MikroTik hardware and software is amazing. I think most of us really enjoy using it. However, I believe there's an elephant in the room, and I hope it's not just me seeing it. The wireless side of things is just .... bad. Back in the days when I was amazed by the NV2 and how relatively effortlessly links could be brought up. Nobody was thinking to use MT for customers and we were simply terminating it with a RJ45 jack. Times have changed - people expect good wireless for besides PtP links. Unfortunately I believe MT is severely lacking here.
PtMP
I tested a range of devices: some old ones like 2011, some newer ones targeting prosummers like 4011, and things like hAP ac3, wAP ac, hAP ac etc... with a single device and a careful tuning I was cable to get a decent performance. Usually... unless the environment was noisy. Recently I hit an obstacle which I didn't solve - wireless VR requiring a stable high performance link. The budget wasn't an objection: it just needed to work. After swapping multiple devices I gave up and used a non-MT AP - with automatic settings it just worked. Was it more expensive? Yes. Was the client happy? Yes.
CAPsMAN & MPtMP
Ok, the single AP and multiple clients scenario usually works ok but as soon as we need to add multiple APs things get.... ugly. CAPsMAN is a great piece of software but it's still not a central management solution as many things have to be done manually on every AP. Even a simple thing like updating software: I can update ROS on a group of APs but... not the firmware. But this isn't the big problem. The lack of intelligence is.

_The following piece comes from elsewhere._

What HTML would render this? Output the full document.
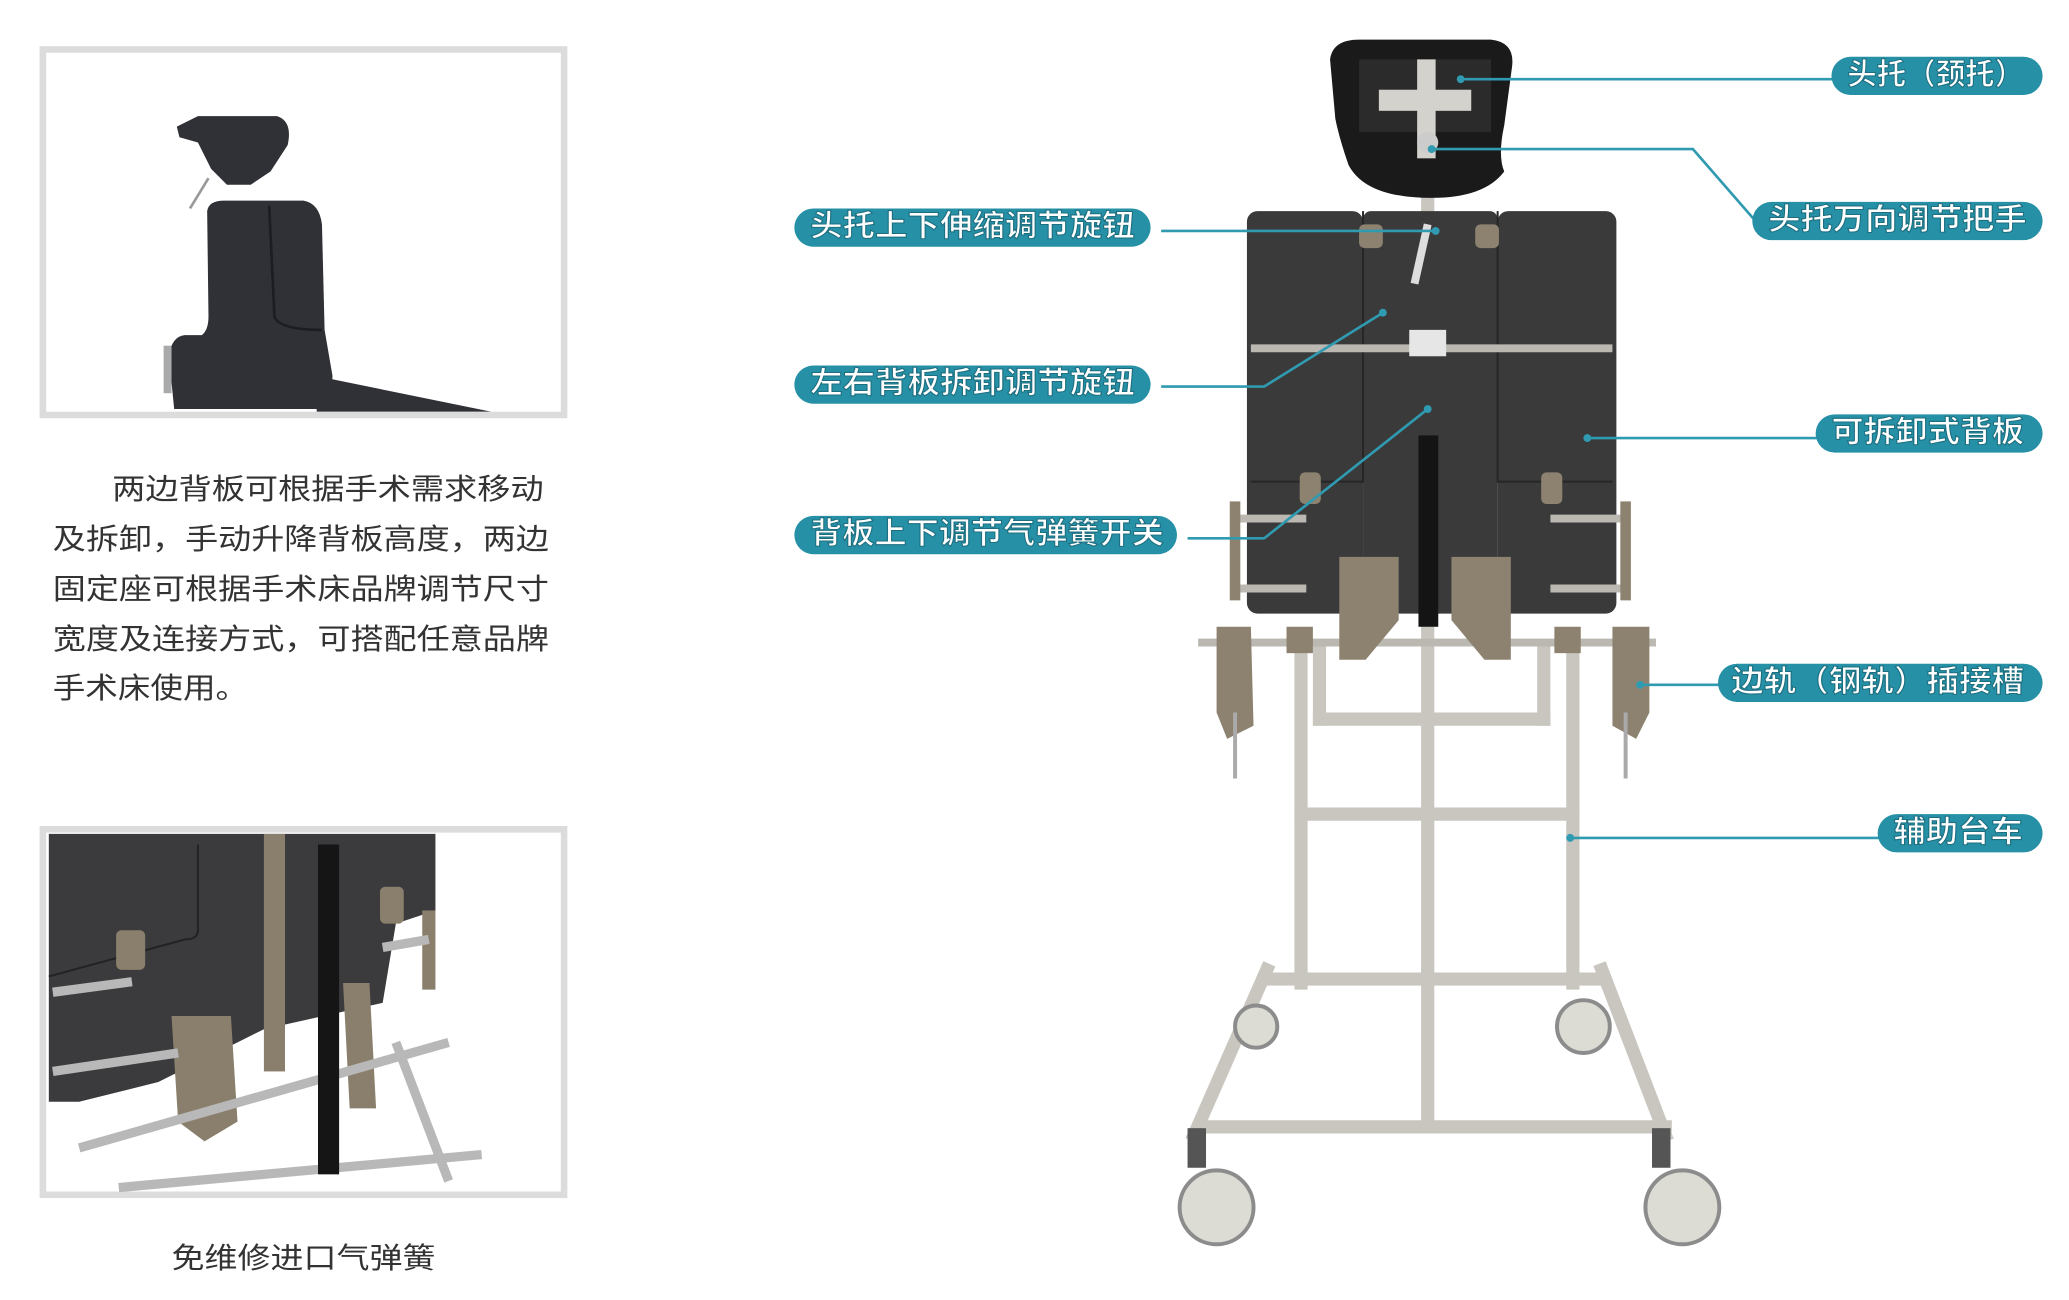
<!DOCTYPE html>
<html><head><meta charset="utf-8"><style>
html,body{margin:0;padding:0;background:#fff;}
svg{display:block;}
text{font-family:"Liberation Sans","Noto Sans CJK SC",sans-serif;}
</style></head><body>
<svg width="2069" height="1300" viewBox="0 0 2069 1300" xmlns="http://www.w3.org/2000/svg">
<g transform="scale(1.3195)">
<!-- Frame 1 -->
<rect x="32.5" y="37.5" width="395" height="277" fill="#fff" stroke="#dcdcdc" stroke-width="5"/>
<g fill="#2f3137">
<path d="M134,96 L150,88 L210,88 Q222,92 218,110 L205,130 L190,140 L172,140 L160,128 L150,108 L136,104 Z"/>
<path d="M157,160 Q158,152 170,152 L230,152 Q242,154 244,170 L246,250 L252,285 L250,310 L132,310 L128,270 Q130,255 140,254 L153,254 Q158,250 158,240 Z"/>
<path d="M240,285 L372,312 L240,312 Z"/>
</g>
<path d="M204,156 L208,240 Q212,250 244,250" fill="none" stroke="#1c1d22" stroke-width="2"/>
<line x1="158" y1="135" x2="144" y2="158" stroke="#999" stroke-width="2"/>
<rect x="124" y="262" width="6" height="36" fill="#aaa"/>
<!-- Paragraph -->
<g font-size="22" fill="#333">
<text x="85" y="378" textLength="327" lengthAdjust="spacingAndGlyphs">两边背板可根据手术需求移动</text>
<text x="40" y="416" textLength="376" lengthAdjust="spacingAndGlyphs">及拆卸，手动升降背板高度，两边</text>
<text x="40" y="454" textLength="376" lengthAdjust="spacingAndGlyphs">固定座可根据手术床品牌调节尺寸</text>
<text x="40" y="492" textLength="376" lengthAdjust="spacingAndGlyphs">宽度及连接方式，可搭配任意品牌</text>
<text x="40" y="529" textLength="148" lengthAdjust="spacingAndGlyphs">手术床使用。</text>
</g>
<!-- Frame 2 -->
<rect x="32.5" y="628.5" width="395" height="277" fill="#fff" stroke="#dcdcdc" stroke-width="5"/>
<path d="M37,632 L330,632 L330,690 L300,700 L290,760 L200,780 L120,820 L60,835 L37,835 Z" fill="#3b3b3d"/>
<path d="M150,640 L150,705 Q150,712 140,712 L37,740" fill="none" stroke="#222" stroke-width="1.5"/>
<g fill="#8a7f6c">
<rect x="200" y="632" width="16" height="180"/>
<rect x="88" y="705" width="22" height="30" rx="4"/>
<rect x="288" y="672" width="18" height="28" rx="4"/>
<path d="M130,770 L175,770 L180,850 L155,865 L135,850 Z"/>
<path d="M260,745 L280,745 L285,840 L265,840 Z"/>
<rect x="320" y="690" width="10" height="60"/>
</g>
<g stroke="#b8b8b8" stroke-width="7" fill="none">
<line x1="40" y1="752" x2="100" y2="744"/>
<line x1="40" y1="812" x2="135" y2="798"/>
<line x1="290" y1="718" x2="325" y2="712"/>
<line x1="60" y1="870" x2="340" y2="790"/>
<line x1="90" y1="900" x2="365" y2="875"/>
<line x1="300" y1="790" x2="340" y2="895"/>
</g>
<rect x="241" y="640" width="16" height="250" fill="#151515"/>
<text x="130" y="961" font-size="22" fill="#333" textLength="200" lengthAdjust="spacingAndGlyphs">免维修进口气弹簧</text>

<!-- Product: cart -->
<g stroke="#c9c6c0" stroke-width="10" fill="none" stroke-linecap="square">
<line x1="986" y1="490" x2="986" y2="745"/>
<line x1="1192" y1="490" x2="1192" y2="745"/>
<line x1="1082" y1="150" x2="1082" y2="850"/>
<line x1="986" y1="617" x2="1192" y2="617"/>
<line x1="960" y1="742" x2="1214" y2="742"/>
<line x1="918" y1="854" x2="1262" y2="854"/>
<line x1="960" y1="735" x2="905" y2="860"/>
<line x1="1214" y1="735" x2="1262" y2="860"/>
<line x1="1000" y1="545" x2="1170" y2="545"/>
<line x1="1000" y1="495" x2="1000" y2="545"/>
<line x1="1170" y1="495" x2="1170" y2="545"/>
</g>
<rect x="900" y="855" width="14" height="30" fill="#555"/>
<rect x="1252" y="855" width="14" height="30" fill="#555"/>
<g fill="#dcdcd4" stroke="#8c8c8c" stroke-width="3">
<circle cx="922" cy="915" r="28"/><circle cx="1275" cy="915" r="28"/>
<circle cx="1200" cy="778" r="20"/><circle cx="952" cy="778" r="16"/>
</g>
<!-- Backboard -->
<g fill="#3a3a3b">
<rect x="945" y="160" width="88" height="305" rx="8"/>
<rect x="1033" y="160" width="102" height="305" rx="6"/>
<rect x="1135" y="160" width="90" height="305" rx="8"/>
</g>
<g stroke="#262626" stroke-width="1.5" fill="none">
<path d="M1033,160 V365 H948"/><path d="M1135,160 V365 H1222"/>
</g>
<g stroke="#bbb8b2" stroke-width="6">
<line x1="948" y1="264" x2="1222" y2="264"/>
<line x1="935" y1="393" x2="990" y2="393"/><line x1="1175" y1="393" x2="1232" y2="393"/>
<line x1="935" y1="446" x2="990" y2="446"/><line x1="1175" y1="446" x2="1232" y2="446"/>
<line x1="908" y1="487" x2="1255" y2="487"/>
</g>
<g fill="#8d8270">
<rect x="932" y="380" width="8" height="75"/><rect x="1228" y="380" width="8" height="75"/>
<rect x="985" y="358" width="16" height="24" rx="4"/><rect x="1168" y="358" width="16" height="24" rx="4"/>
<path d="M1015,422 L1060,422 L1060,470 L1035,500 L1015,500 Z"/>
<path d="M1100,422 L1145,422 L1145,500 L1125,500 L1100,470 Z"/>
<rect x="1030" y="170" width="18" height="18" rx="4"/><rect x="1118" y="170" width="18" height="18" rx="4"/>
<rect x="975" y="475" width="20" height="20"/><rect x="1178" y="475" width="20" height="20"/>
<path d="M922,475 L948,475 L950,550 L930,560 L922,540 Z"/>
<path d="M1222,475 L1250,475 L1250,540 L1240,560 L1222,550 Z"/>
</g>
<rect x="1075" y="330" width="15" height="145" fill="#141414"/>
<rect x="1068" y="250" width="28" height="20" fill="#e6e6e6"/>
<line x1="1082" y1="170" x2="1072" y2="215" stroke="#ddd" stroke-width="6"/>
<line x1="936" y1="540" x2="936" y2="590" stroke="#aaa" stroke-width="3"/>
<line x1="1232" y1="540" x2="1232" y2="590" stroke="#aaa" stroke-width="3"/>
<!-- Headrest -->
<path d="M1008,45 Q1010,30 1030,30 L1130,30 Q1148,32 1146,50 L1140,95 Q1135,118 1140,130 Q1125,150 1085,150 Q1035,150 1022,125 Q1015,105 1012,90 Z" fill="#1a1a1a"/>
<rect x="1030" y="45" width="100" height="55" fill="#2b2b2b"/>
<rect x="1045" y="68" width="70" height="16" fill="#d4d2cc"/>
<rect x="1074" y="45" width="14" height="75" fill="#d4d2cc"/>
<circle cx="1082" cy="108" r="8" fill="#ccc"/>

<!-- Connectors -->
<g stroke="#2f9ab0" stroke-width="2" fill="none">
<polyline points="1107,60 1390,60"/>
<polyline points="1085,113 1283,113 1330,167"/>
<polyline points="880,175 1088,175"/>
<polyline points="880,293 958,293 1048,237"/>
<polyline points="900,408 958,408 1082,310"/>
<polyline points="1203,332 1378,332"/>
<polyline points="1243,519 1304,519"/>
<polyline points="1190,635 1425,635"/>
</g>
<g fill="#2f9ab0">
<circle cx="1107" cy="60" r="3"/><circle cx="1085" cy="113" r="3"/><circle cx="1088" cy="175" r="3"/>
<circle cx="1048" cy="237" r="3"/><circle cx="1082" cy="310" r="3"/><circle cx="1203" cy="332" r="3"/>
<circle cx="1243" cy="519" r="3"/><circle cx="1190" cy="635" r="3"/>
</g>
<!-- Pills -->
<g fill="#2690a6">
<rect x="1388" y="43" width="160" height="29" rx="14.5"/>
<rect x="1328" y="153" width="220" height="29" rx="14.5"/>
<rect x="602" y="158" width="270" height="29" rx="14.5"/>
<rect x="602" y="277" width="270" height="29" rx="14.5"/>
<rect x="602" y="391" width="290" height="29" rx="14.5"/>
<rect x="1376" y="314" width="172" height="29" rx="14.5"/>
<rect x="1302" y="503" width="246" height="29" rx="14.5"/>
<rect x="1423" y="617" width="125" height="29" rx="14.5"/>
</g>
<g font-size="23" fill="#fff" stroke="#1d6f80" stroke-width="0.8" font-weight="bold">
<text x="1400" y="64" textLength="134" lengthAdjust="spacingAndGlyphs">头托（颈托）</text>
<text x="1340" y="174" textLength="196" lengthAdjust="spacingAndGlyphs">头托万向调节把手</text>
<text x="614" y="179" textLength="246" lengthAdjust="spacingAndGlyphs">头托上下伸缩调节旋钮</text>
<text x="614" y="298" textLength="246" lengthAdjust="spacingAndGlyphs">左右背板拆卸调节旋钮</text>
<text x="614" y="412" textLength="268" lengthAdjust="spacingAndGlyphs">背板上下调节气弹簧开关</text>
<text x="1388" y="335" textLength="146" lengthAdjust="spacingAndGlyphs">可拆卸式背板</text>
<text x="1312" y="524" textLength="222" lengthAdjust="spacingAndGlyphs">边轨（钢轨）插接槽</text>
<text x="1435" y="638" textLength="98" lengthAdjust="spacingAndGlyphs">辅助台车</text>
</g>
</g>
</svg>
</body></html>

CAPsMAN - not undermining its efforts - is just a configuration synchronization and a tunnel. All radios seem to be living in a vacuum without awareness of their surroundings. This is bad, I will even call it horrible for moving clients performance. Sure, we use reject lists to force reconnection between APs, we follow the purists idea of clients picking the best AP. However, this just doesn't work, clients are dumb. What broke the camel's back for me was a customer with a large house (a typical American home, just large but with paper-thin walls). Six APs were working wonders as long you were connected to the correct AP. However, clients notoriously were sticking with the AP or even connecting to a lower-signal AP causing 2Mb/s throughput. Reject access list based on signal wasn't a solution - obviously it helps but doesn't solve the problem.
Hardware limitations?
I wonder if this is an issue with hardware or the software lacking here? ROS is amazing for routing but feels dated in the wireless space. I'm not talking about 802.11ax, that is a separate problem. I'm talking about the "secret sauce" which seems to be missing here. I really, really, REALLY don't want to mention players like ruckus here, but the truth is I can toss 1-2 of their APs and they will just work communicating magically between each other giving clients great performance. Are they 3-4x more expensive? Sure. But how much is my time worth attempting to fine-tune all settings and positions... which will be thrown out of the window when the client moves a metal cabinet with documents, and how much I will be even able to do?
Is it just me?
I wonder is my growing frustration with wireless on MT is me getting older and more grumpy, or things really need a solid shake-up?